- Stored data
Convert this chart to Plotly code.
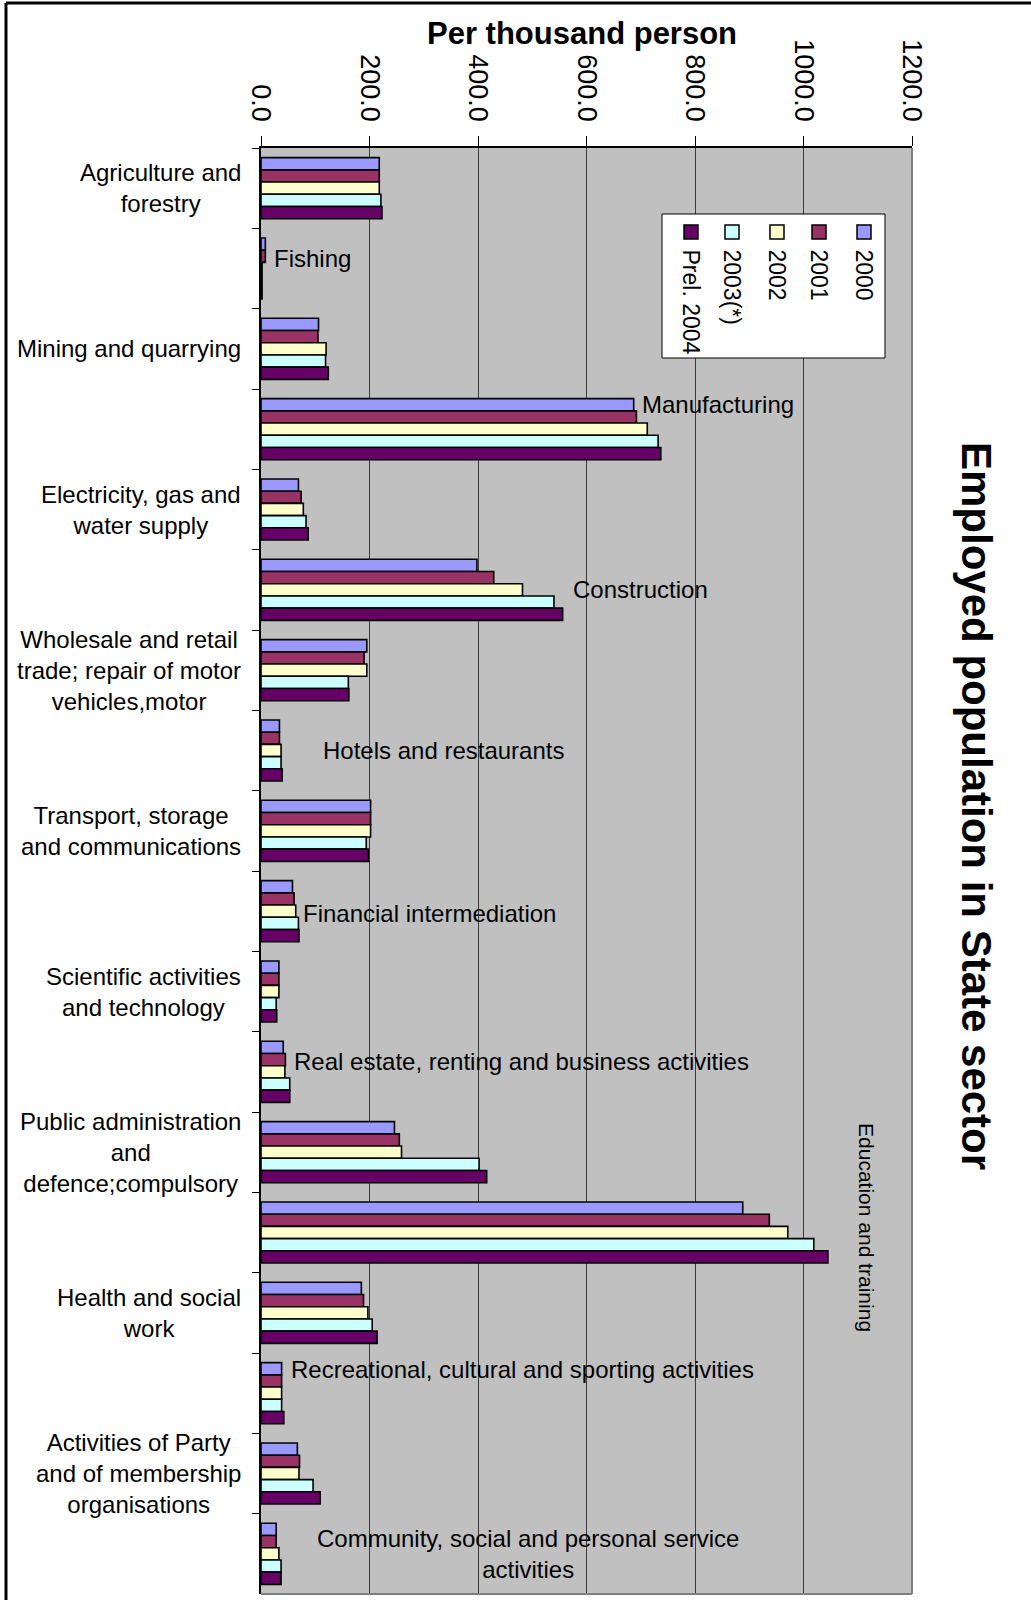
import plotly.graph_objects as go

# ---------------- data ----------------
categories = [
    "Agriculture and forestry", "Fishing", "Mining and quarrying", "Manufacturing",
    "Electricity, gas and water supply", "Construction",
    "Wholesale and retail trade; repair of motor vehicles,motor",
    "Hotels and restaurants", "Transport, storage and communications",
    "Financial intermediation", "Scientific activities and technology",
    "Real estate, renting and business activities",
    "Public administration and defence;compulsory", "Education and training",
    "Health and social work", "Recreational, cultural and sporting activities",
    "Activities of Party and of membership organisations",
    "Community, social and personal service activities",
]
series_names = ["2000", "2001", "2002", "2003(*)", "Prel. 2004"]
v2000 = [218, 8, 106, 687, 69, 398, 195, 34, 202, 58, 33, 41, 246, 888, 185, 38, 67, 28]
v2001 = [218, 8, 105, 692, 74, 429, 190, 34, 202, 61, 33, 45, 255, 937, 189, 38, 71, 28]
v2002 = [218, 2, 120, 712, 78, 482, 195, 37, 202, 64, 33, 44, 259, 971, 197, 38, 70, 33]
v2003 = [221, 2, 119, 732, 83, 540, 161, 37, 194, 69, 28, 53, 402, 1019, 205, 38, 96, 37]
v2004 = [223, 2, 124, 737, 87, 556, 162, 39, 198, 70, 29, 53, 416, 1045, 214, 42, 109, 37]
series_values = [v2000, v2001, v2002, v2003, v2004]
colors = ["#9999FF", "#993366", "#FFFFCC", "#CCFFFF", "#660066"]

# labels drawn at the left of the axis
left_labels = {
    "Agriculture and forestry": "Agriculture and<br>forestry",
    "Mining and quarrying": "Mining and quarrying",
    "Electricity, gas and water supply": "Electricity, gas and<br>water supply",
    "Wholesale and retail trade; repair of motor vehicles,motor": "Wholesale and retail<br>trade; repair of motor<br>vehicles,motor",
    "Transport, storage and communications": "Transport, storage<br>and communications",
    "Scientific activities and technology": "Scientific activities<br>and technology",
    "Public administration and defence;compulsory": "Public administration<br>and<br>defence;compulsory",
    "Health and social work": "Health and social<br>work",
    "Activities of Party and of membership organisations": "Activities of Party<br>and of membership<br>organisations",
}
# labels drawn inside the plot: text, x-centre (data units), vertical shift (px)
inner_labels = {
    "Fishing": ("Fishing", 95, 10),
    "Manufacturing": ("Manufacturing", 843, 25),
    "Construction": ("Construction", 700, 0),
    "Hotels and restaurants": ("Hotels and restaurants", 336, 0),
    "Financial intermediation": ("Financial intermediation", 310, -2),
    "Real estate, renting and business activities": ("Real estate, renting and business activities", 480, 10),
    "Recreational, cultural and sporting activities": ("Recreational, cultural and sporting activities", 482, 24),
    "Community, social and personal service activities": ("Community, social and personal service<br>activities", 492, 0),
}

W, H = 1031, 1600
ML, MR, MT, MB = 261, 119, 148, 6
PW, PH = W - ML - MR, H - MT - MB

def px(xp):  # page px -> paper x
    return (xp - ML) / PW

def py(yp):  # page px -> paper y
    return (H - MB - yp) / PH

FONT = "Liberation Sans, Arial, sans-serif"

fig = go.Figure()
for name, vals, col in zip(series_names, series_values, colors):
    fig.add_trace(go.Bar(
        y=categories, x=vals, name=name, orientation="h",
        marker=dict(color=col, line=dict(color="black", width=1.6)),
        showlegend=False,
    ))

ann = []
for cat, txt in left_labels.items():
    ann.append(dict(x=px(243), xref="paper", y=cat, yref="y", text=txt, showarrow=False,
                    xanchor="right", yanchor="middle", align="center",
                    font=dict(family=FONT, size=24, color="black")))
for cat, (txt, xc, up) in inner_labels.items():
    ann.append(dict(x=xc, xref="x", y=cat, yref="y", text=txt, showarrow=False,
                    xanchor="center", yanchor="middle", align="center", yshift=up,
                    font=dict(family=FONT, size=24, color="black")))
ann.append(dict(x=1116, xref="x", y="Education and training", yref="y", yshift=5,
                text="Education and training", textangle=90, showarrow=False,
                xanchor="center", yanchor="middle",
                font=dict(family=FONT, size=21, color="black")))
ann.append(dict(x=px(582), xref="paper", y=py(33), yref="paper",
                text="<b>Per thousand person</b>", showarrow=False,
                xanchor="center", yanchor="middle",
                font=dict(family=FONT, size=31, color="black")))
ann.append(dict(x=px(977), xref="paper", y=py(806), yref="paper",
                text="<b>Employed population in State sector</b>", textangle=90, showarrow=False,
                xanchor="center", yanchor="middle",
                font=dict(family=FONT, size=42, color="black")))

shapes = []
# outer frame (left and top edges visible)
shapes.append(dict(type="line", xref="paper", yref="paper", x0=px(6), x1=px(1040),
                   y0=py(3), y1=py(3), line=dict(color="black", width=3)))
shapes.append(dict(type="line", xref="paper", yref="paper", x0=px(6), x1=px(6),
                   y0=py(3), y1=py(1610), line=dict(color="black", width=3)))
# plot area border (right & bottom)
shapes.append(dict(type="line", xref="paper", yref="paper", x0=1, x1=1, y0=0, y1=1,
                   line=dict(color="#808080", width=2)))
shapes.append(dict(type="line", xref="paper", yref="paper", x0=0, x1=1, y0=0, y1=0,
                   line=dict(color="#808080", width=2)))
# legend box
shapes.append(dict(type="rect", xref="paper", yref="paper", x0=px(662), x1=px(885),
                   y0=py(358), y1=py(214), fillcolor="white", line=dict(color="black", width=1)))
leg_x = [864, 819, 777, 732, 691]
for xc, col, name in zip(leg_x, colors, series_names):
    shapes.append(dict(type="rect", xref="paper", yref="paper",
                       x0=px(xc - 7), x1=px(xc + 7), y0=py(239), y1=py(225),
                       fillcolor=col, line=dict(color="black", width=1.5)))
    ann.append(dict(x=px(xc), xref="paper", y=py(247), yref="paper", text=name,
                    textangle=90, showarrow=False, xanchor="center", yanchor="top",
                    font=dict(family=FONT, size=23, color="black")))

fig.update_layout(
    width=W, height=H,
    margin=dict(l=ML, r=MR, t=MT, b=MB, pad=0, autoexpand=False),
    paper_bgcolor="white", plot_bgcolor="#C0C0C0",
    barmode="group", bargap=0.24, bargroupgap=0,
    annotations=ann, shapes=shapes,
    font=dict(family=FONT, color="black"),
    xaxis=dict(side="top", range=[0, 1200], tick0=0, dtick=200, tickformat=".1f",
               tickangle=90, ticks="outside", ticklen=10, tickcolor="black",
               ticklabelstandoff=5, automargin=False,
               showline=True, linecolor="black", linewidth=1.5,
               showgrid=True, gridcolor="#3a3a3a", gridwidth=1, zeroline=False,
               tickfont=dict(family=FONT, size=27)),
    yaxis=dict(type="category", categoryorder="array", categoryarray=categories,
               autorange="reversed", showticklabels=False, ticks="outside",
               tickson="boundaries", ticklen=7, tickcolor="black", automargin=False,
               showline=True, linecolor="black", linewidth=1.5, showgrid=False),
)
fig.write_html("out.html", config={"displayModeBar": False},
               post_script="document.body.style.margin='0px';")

- The exercise
All the material shown above is to be copied exactly, with no pictures carried over.

- Final result
Convert this chart to Plotly code.
import plotly.graph_objects as go

# ---------------- data ----------------
categories = [
    "Agriculture and forestry", "Fishing", "Mining and quarrying", "Manufacturing",
    "Electricity, gas and water supply", "Construction",
    "Wholesale and retail trade; repair of motor vehicles,motor",
    "Hotels and restaurants", "Transport, storage and communications",
    "Financial intermediation", "Scientific activities and technology",
    "Real estate, renting and business activities",
    "Public administration and defence;compulsory", "Education and training",
    "Health and social work", "Recreational, cultural and sporting activities",
    "Activities of Party and of membership organisations",
    "Community, social and personal service activities",
]
series_names = ["2000", "2001", "2002", "2003(*)", "Prel. 2004"]
v2000 = [218, 8, 106, 687, 69, 398, 195, 34, 202, 58, 33, 41, 246, 888, 185, 38, 67, 28]
v2001 = [218, 8, 105, 692, 74, 429, 190, 34, 202, 61, 33, 45, 255, 937, 189, 38, 71, 28]
v2002 = [218, 2, 120, 712, 78, 482, 195, 37, 202, 64, 33, 44, 259, 971, 197, 38, 70, 33]
v2003 = [221, 2, 119, 732, 83, 540, 161, 37, 194, 69, 28, 53, 402, 1019, 205, 38, 96, 37]
v2004 = [223, 2, 124, 737, 87, 556, 162, 39, 198, 70, 29, 53, 416, 1045, 214, 42, 109, 37]
series_values = [v2000, v2001, v2002, v2003, v2004]
colors = ["#9999FF", "#993366", "#FFFFCC", "#CCFFFF", "#660066"]

# labels drawn at the left of the axis
left_labels = {
    "Agriculture and forestry": "Agriculture and<br>forestry",
    "Mining and quarrying": "Mining and quarrying",
    "Electricity, gas and water supply": "Electricity, gas and<br>water supply",
    "Wholesale and retail trade; repair of motor vehicles,motor": "Wholesale and retail<br>trade; repair of motor<br>vehicles,motor",
    "Transport, storage and communications": "Transport, storage<br>and communications",
    "Scientific activities and technology": "Scientific activities<br>and technology",
    "Public administration and defence;compulsory": "Public administration<br>and<br>defence;compulsory",
    "Health and social work": "Health and social<br>work",
    "Activities of Party and of membership organisations": "Activities of Party<br>and of membership<br>organisations",
}
# labels drawn inside the plot: text, x-centre (data units), vertical shift (px)
inner_labels = {
    "Fishing": ("Fishing", 95, 10),
    "Manufacturing": ("Manufacturing", 843, 25),
    "Construction": ("Construction", 700, 0),
    "Hotels and restaurants": ("Hotels and restaurants", 336, 0),
    "Financial intermediation": ("Financial intermediation", 310, -2),
    "Real estate, renting and business activities": ("Real estate, renting and business activities", 480, 10),
    "Recreational, cultural and sporting activities": ("Recreational, cultural and sporting activities", 482, 24),
    "Community, social and personal service activities": ("Community, social and personal service<br>activities", 492, 0),
}

W, H = 1031, 1600
ML, MR, MT, MB = 261, 119, 148, 6
PW, PH = W - ML - MR, H - MT - MB

def px(xp):  # page px -> paper x
    return (xp - ML) / PW

def py(yp):  # page px -> paper y
    return (H - MB - yp) / PH

FONT = "Liberation Sans, Arial, sans-serif"

fig = go.Figure()
for name, vals, col in zip(series_names, series_values, colors):
    fig.add_trace(go.Bar(
        y=categories, x=vals, name=name, orientation="h",
        marker=dict(color=col, line=dict(color="black", width=1.6)),
        showlegend=False,
    ))

ann = []
for cat, txt in left_labels.items():
    ann.append(dict(x=px(243), xref="paper", y=cat, yref="y", text=txt, showarrow=False,
                    xanchor="right", yanchor="middle", align="center",
                    font=dict(family=FONT, size=24, color="black")))
for cat, (txt, xc, up) in inner_labels.items():
    ann.append(dict(x=xc, xref="x", y=cat, yref="y", text=txt, showarrow=False,
                    xanchor="center", yanchor="middle", align="center", yshift=up,
                    font=dict(family=FONT, size=24, color="black")))
ann.append(dict(x=1116, xref="x", y="Education and training", yref="y", yshift=5,
                text="Education and training", textangle=90, showarrow=False,
                xanchor="center", yanchor="middle",
                font=dict(family=FONT, size=21, color="black")))
ann.append(dict(x=px(582), xref="paper", y=py(33), yref="paper",
                text="<b>Per thousand person</b>", showarrow=False,
                xanchor="center", yanchor="middle",
                font=dict(family=FONT, size=31, color="black")))
ann.append(dict(x=px(977), xref="paper", y=py(806), yref="paper",
                text="<b>Employed population in State sector</b>", textangle=90, showarrow=False,
                xanchor="center", yanchor="middle",
                font=dict(family=FONT, size=42, color="black")))

shapes = []
# outer frame (left and top edges visible)
shapes.append(dict(type="line", xref="paper", yref="paper", x0=px(6), x1=px(1040),
                   y0=py(3), y1=py(3), line=dict(color="black", width=3)))
shapes.append(dict(type="line", xref="paper", yref="paper", x0=px(6), x1=px(6),
                   y0=py(3), y1=py(1610), line=dict(color="black", width=3)))
# plot area border (right & bottom)
shapes.append(dict(type="line", xref="paper", yref="paper", x0=1, x1=1, y0=0, y1=1,
                   line=dict(color="#808080", width=2)))
shapes.append(dict(type="line", xref="paper", yref="paper", x0=0, x1=1, y0=0, y1=0,
                   line=dict(color="#808080", width=2)))
# legend box
shapes.append(dict(type="rect", xref="paper", yref="paper", x0=px(662), x1=px(885),
                   y0=py(358), y1=py(214), fillcolor="white", line=dict(color="black", width=1)))
leg_x = [864, 819, 777, 732, 691]
for xc, col, name in zip(leg_x, colors, series_names):
    shapes.append(dict(type="rect", xref="paper", yref="paper",
                       x0=px(xc - 7), x1=px(xc + 7), y0=py(239), y1=py(225),
                       fillcolor=col, line=dict(color="black", width=1.5)))
    ann.append(dict(x=px(xc), xref="paper", y=py(247), yref="paper", text=name,
                    textangle=90, showarrow=False, xanchor="center", yanchor="top",
                    font=dict(family=FONT, size=23, color="black")))

fig.update_layout(
    width=W, height=H,
    margin=dict(l=ML, r=MR, t=MT, b=MB, pad=0, autoexpand=False),
    paper_bgcolor="white", plot_bgcolor="#C0C0C0",
    barmode="group", bargap=0.24, bargroupgap=0,
    annotations=ann, shapes=shapes,
    font=dict(family=FONT, color="black"),
    xaxis=dict(side="top", range=[0, 1200], tick0=0, dtick=200, tickformat=".1f",
               tickangle=90, ticks="outside", ticklen=10, tickcolor="black",
               ticklabelstandoff=5, automargin=False,
               showline=True, linecolor="black", linewidth=1.5,
               showgrid=True, gridcolor="#3a3a3a", gridwidth=1, zeroline=False,
               tickfont=dict(family=FONT, size=27)),
    yaxis=dict(type="category", categoryorder="array", categoryarray=categories,
               autorange="reversed", showticklabels=False, ticks="outside",
               tickson="boundaries", ticklen=7, tickcolor="black", automargin=False,
               showline=True, linecolor="black", linewidth=1.5, showgrid=False),
)
fig.write_html("out.html", config={"displayModeBar": False},
               post_script="document.body.style.margin='0px';")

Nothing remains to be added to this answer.